National park in Australia

Belford National Park is a national park in New South Wales, Australia, 5 km west of Branxton. The park is in the traditional country of the Wonnarua. The park was created in January 2003 under the Lower North East Regional Forest Agreement 2000. Previously, the park was the Belford State Forest. The park is 294 hectares of isolated forest bounded by the New England Highway to the south.

== Description ==
There are currently no visitor facilities in the park, and the only permitted activity is bushwalking. The only built trail is the Perimeter Fire Trail, accessible off the New England Highway. Kirkton Road bisects the park, but is not within park boundaries. The park is fully fenced.

== Flora and fauna ==

=== Flora ===
The predominant vegetation community in the park is Central Hunter Ironbark-Spotted Gum-Grey Box Forest, an endangered ecological community. The vulnerable slaty red gum is found within the park.

Several invasive nonnative plants are found in the park including African olive, prickly pear, tiger pear and mother of millions.

=== Fauna ===
19 species of mammals, 49 birds, 4 reptiles and 4 amphibians are found within the park.
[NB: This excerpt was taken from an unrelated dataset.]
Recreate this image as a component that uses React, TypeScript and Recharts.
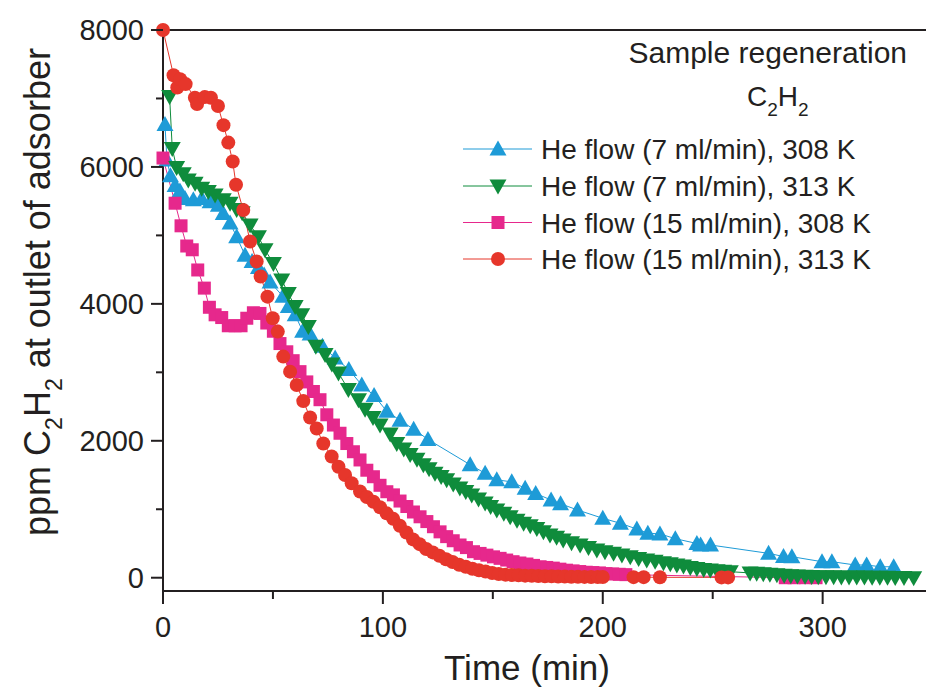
import React from 'react';
import { LineChart, Line, XAxis, YAxis, ReferenceLine } from 'recharts';

// He flow 7 ml/min, 308 K
const blueTime = [0.9, 1.8, 3.4, 5.5, 7.7, 10, 13.8, 17.6, 21.4, 25.2, 27.4, 30.5, 33.5, 37.3, 40.5, 43.4, 46, 48.7, 54.5, 57, 60.1, 63.5, 66.9, 72.5, 78.3, 84.5, 90.4, 96, 101.8, 107.8, 114, 120.5, 139.7, 146.5, 151.8, 158.6, 164.7, 169.5, 176.5, 180.8, 188.5, 200, 208, 215.5, 220.5, 226, 233, 242.8, 244.5, 249, 275.4, 282.2, 286, 299.7, 304.2, 314.8, 320, 326.2, 332.3];
const blueValue = [6620, 6100, 5870, 5730, 5650, 5540, 5520, 5540, 5490, 5440, 5320, 5180, 4980, 4710, 4620, 4530, 4420, 4320, 4110, 3960, 3840, 3600, 3560, 3380, 3210, 3040, 2815, 2660, 2430, 2300, 2170, 2020, 1650, 1525, 1430, 1400, 1306, 1230, 1135, 1080, 990, 868, 795, 710, 650, 640, 570, 500, 478, 478, 356, 310, 307, 234, 234, 186, 186, 160, 160];

// He flow 7 ml/min, 313 K
const greenTime = [3, 4.2, 6.2, 9.2, 11.5, 14.6, 17.6, 20.6, 23.7, 27.4, 30.5, 33.5, 36, 39.6, 43.4, 46.4, 50.2, 54, 57, 60.1, 63.1, 66.1, 69.5, 73.7, 76.8, 79.8, 84.3, 88.9, 91.9, 95.5, 98.7, 103.3, 106.3, 109.5, 112.4, 115.5, 118.4, 121, 123.7, 126.5, 129, 132, 135, 137.7, 140.4, 143.5, 146.5, 149, 151.8, 155, 157.9, 161, 164, 167, 170, 173, 176, 179, 182, 185.8, 189.7, 193.5, 197.3, 201, 204.9, 208.7, 212.5, 216.3, 220, 223.8, 227.6, 230.7, 233.7, 236.7, 239.8, 242.8, 245.9, 248.9, 252, 255, 258, 267, 270, 273, 276, 279.2, 282.5, 285.5, 288.5, 292, 295, 298, 301.5, 305, 308.5, 312, 315.5, 319, 322.5, 326, 329.5, 333, 337, 341.4];
const greenValue = [7030, 6270, 5990, 5900, 5810, 5760, 5690, 5640, 5590, 5520, 5470, 5380, 5330, 5150, 4980, 4790, 4590, 4350, 4150, 3960, 3840, 3670, 3380, 3260, 3120, 2990, 2750, 2600, 2460, 2340, 2230, 2100, 1960, 1880, 1800, 1730, 1650, 1590, 1525, 1480, 1430, 1370, 1310, 1260, 1210, 1150, 1090, 1040, 990, 940, 890, 840, 795, 760, 720, 670, 625, 590, 550, 510, 478, 440, 405, 380, 356, 330, 307, 280, 258, 240, 220, 205, 186, 170, 150, 135, 120, 112, 100, 95, 88, 70, 64, 58, 50, 42, 35, 30, 25, 20, 18, 15, 14, 13, 12, 11, 10, 9, 8, 7, 6, 5, 4, 0];

// He flow 15 ml/min, 308 K
const magentaTime = [0, 5.5, 8.2, 10.8, 13.3, 15.8, 18.8, 21.1, 23.7, 26.7, 29.7, 32.8, 35.5, 38.1, 41.1, 44.1, 47.2, 50.2, 53.2, 56.3, 59.2, 62.3, 65.4, 68.4, 71.4, 74.5, 77.5, 80.5, 83.6, 86.6, 89.6, 92.7, 95.7, 98.7, 101.8, 104.8, 107.8, 110.9, 113.9, 116.9, 120, 123, 126, 129, 132, 135.1, 138, 141.2, 144.2, 147.3, 150.3, 153.3, 156.3, 159.2, 162.3, 165.5, 168.5, 171.5, 174.5, 177.5, 180.5, 183.5, 186.5, 189.5, 192.5, 195.5, 198.5, 201.5, 204.5, 207.5, 210.5, 283, 287, 292, 297];
const magentaValue = [6130, 5470, 5140, 4845, 4790, 4495, 4230, 3950, 3840, 3800, 3680, 3680, 3680, 3790, 3870, 3860, 3720, 3600, 3420, 3300, 3170, 3010, 2860, 2720, 2600, 2380, 2230, 2110, 1960, 1840, 1720, 1570, 1475, 1350, 1256, 1210, 1120, 1040, 960, 890, 820, 745, 670, 600, 540, 478, 440, 380, 355, 330, 305, 283, 258, 234, 215, 200, 180, 160, 150, 140, 125, 110, 100, 90, 80, 75, 70, 60, 55, 50, 45, 0, 0, 0, 0];

// He flow 15 ml/min, 313 K
const redTime = [0, 4.8, 6.5, 7.8, 10.3, 14.5, 15.5, 19, 21.8, 25, 27.5, 29.7, 31.7, 33.2, 36.5, 39.6, 42.6, 44.4, 47.5, 49.9, 52.2, 54.7, 57.8, 60.8, 63.8, 66.9, 69.9, 72.9, 76.7, 79.8, 82.8, 85.8, 89.6, 92.7, 95.7, 98.7, 101.7, 104.7, 107.7, 110.7, 113.7, 116.7, 119.7, 122.7, 125.7, 128.7, 131.7, 134.7, 137.7, 140.7, 143.7, 146.7, 149.7, 152.7, 155.7, 158.7, 161.7, 164.7, 167.7, 170.7, 173.7, 176.7, 179.7, 182.7, 185.7, 188.7, 191.7, 194.7, 197.7, 200, 214, 218.6, 226, 254, 257];
const redValue = [8000, 7340, 7160, 7280, 7210, 7010, 6920, 7020, 7010, 6890, 6610, 6355, 6080, 5740, 5370, 4910, 4620, 4400, 4105, 3790, 3595, 3230, 3010, 2815, 2580, 2340, 2180, 1960, 1770, 1620, 1500, 1380, 1260, 1180, 1110, 1030, 940, 860, 760, 660, 560, 490, 420, 370, 320, 270, 230, 190, 160, 130, 110, 90, 70, 55, 45, 40, 35, 30, 28, 25, 22, 20, 18, 16, 15, 14, 12, 11, 10, 10, 8, 8, 6, 5, 5];

const xTicks = [0, 50, 100, 150, 200, 250, 300];
const yTicks = [0, 1000, 2000, 3000, 4000, 5000, 6000, 7000, 8000];

const BLUE = '#1e9bd7';
const GREEN = '#0f8c3c';
const MAGENTA = '#e6288c';
const RED = '#e6362b';
const INK = '#231f20';
const FONT = '"Liberation Sans", Arial, sans-serif';

const toPoints = (ts: number[], vs: number[]) => ts.map((t, i) => ({ t, v: vs[i] }));

const upTri = (cx: number, cy: number, color: string, key?: any) => (
  <path key={key} d={`M${cx},${cy - 8.5} L${cx + 8.5},${cy + 6.5} L${cx - 8.5},${cy + 6.5} Z`} fill={color} />
);
const downTri = (cx: number, cy: number, color: string, key?: any) => (
  <path key={key} d={`M${cx - 8.5},${cy - 6.5} L${cx + 8.5},${cy - 6.5} L${cx},${cy + 8.5} Z`} fill={color} />
);
const square = (cx: number, cy: number, color: string, key?: any) => (
  <rect key={key} x={cx - 6.5} y={cy - 6.5} width={13} height={13} fill={color} />
);
const circle = (cx: number, cy: number, color: string, key?: any) => (
  <circle key={key} cx={cx} cy={cy} r={7} fill={color} />
);

const series = [
  { name: 'He flow (7 ml/min), 308 K', color: BLUE, shape: upTri, data: toPoints(blueTime, blueValue) },
  { name: 'He flow (7 ml/min), 313 K', color: GREEN, shape: downTri, data: toPoints(greenTime, greenValue) },
  { name: 'He flow (15 ml/min), 308 K', color: MAGENTA, shape: square, data: toPoints(magentaTime, magentaValue) },
  { name: 'He flow (15 ml/min), 313 K', color: RED, shape: circle, data: toPoints(redTime, redValue) },
];
// drawing order: blue, magenta, green, red on top
const drawOrder = [0, 2, 1, 3];

const YTick = (props: any) => {
  const { x, y, payload } = props;
  const major = payload.value % 2000 === 0;
  return (
    <g>
      <line x1={x - (major ? 12 : 7)} x2={x} y1={y} y2={y} stroke={INK} strokeWidth={2} />
      {major && (
        <text x={x - 19} y={y + 10} textAnchor="end" fontSize={29} fontFamily={FONT} fill={INK}>
          {payload.value}
        </text>
      )}
    </g>
  );
};

const XTick = (props: any) => {
  const { x, y, payload } = props;
  const major = payload.value % 100 === 0;
  return (
    <g>
      <line x1={x} x2={x} y1={y} y2={y + (major ? 13 : 8)} stroke={INK} strokeWidth={2} />
      {major && (
        <text x={x} y={y + 46} textAnchor="middle" fontSize={29} fontFamily={FONT} fill={INK}>
          {payload.value}
        </text>
      )}
    </g>
  );
};

const legendRows = [149, 186, 222.5, 259];

export default function App() {
  return (
    <div style={{ position: 'absolute', left: 0, top: 0, width: 926, height: 696, background: '#fff' }}>
      <LineChart width={926} height={696} margin={{ top: 30, right: 0, left: 63, bottom: 45 }}>
        <XAxis
          type="number"
          dataKey="t"
          domain={[0, 347]}
          ticks={xTicks}
          interval={0}
          tickSize={0}
          tickMargin={0}
          tickLine={false}
          tick={<XTick />}
          axisLine={{ stroke: INK, strokeWidth: 2 }}
          height={60}
        />
        <YAxis
          type="number"
          dataKey="v"
          domain={[-194, 8000]}
          ticks={yTicks}
          interval={0}
          tickSize={0}
          tickMargin={0}
          tickLine={false}
          tick={<YTick />}
          axisLine={{ stroke: INK, strokeWidth: 2 }}
          width={100}
        />
        <ReferenceLine y={8000} stroke={INK} strokeWidth={2} />
        {drawOrder.map((i) => {
          const s = series[i];
          return (
            <Line
              key={s.name}
              data={s.data}
              dataKey="v"
              name={s.name}
              stroke={s.color}
              strokeWidth={1}
              isAnimationActive={false}
              activeDot={false}
              dot={(p: any) => s.shape(p.cx, p.cy, s.color, `${s.name}-${p.index}`)}
            />
          );
        })}
      </LineChart>
      <svg width={926} height={696} style={{ position: 'absolute', left: 0, top: 0, pointerEvents: 'none' }}>
        <text
          transform="translate(50,292) rotate(-90)"
          textAnchor="middle"
          fontSize={36}
          fontFamily={FONT}
          fill={INK}
        >
          ppm C<tspan fontSize={23} dy={12}>2</tspan>
          <tspan dy={-12}>H</tspan>
          <tspan fontSize={23} dy={12}>2</tspan>
          <tspan dy={-12}> at outlet of adsorber</tspan>
        </text>
        <text x={527} y={680} textAnchor="middle" fontSize={35} fontFamily={FONT} fill={INK}>
          Time (min)
        </text>
        <text x={907} y={63} textAnchor="end" fontSize={30} fontFamily={FONT} fill={INK}>
          Sample regeneration
        </text>
        <text x={747} y={106} fontSize={28} fontFamily={FONT} fill={INK}>
          C<tspan fontSize={19} dy={10}>2</tspan>
          <tspan dy={-10}>H</tspan>
          <tspan fontSize={19} dy={10}>2</tspan>
        </text>
        {series.map((s, i) => (
          <g key={s.name}>
            <line x1={463} x2={532} y1={legendRows[i]} y2={legendRows[i]} stroke={s.color} strokeWidth={1} />
            {s.shape(498, legendRows[i], s.color)}
            <text x={541} y={legendRows[i] + 10} fontSize={28} fontFamily={FONT} fill={INK}>
              {s.name}
            </text>
          </g>
        ))}
      </svg>
    </div>
  );
}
The park protects 8 species listed as vulnerable: the powerful owl, grey-crowned babbler, speckled warbler, spotted-tailed quoll, eastern bent-wing bat, eastern freetail-bat, large-footed myotis and squirrel glider.

Eight nonnative fauna species are found in the park and pose a threat to the native wildlife: dogs, rabbits, foxes, black rats, cats and Indian mynahs (and occasionally cows and horses).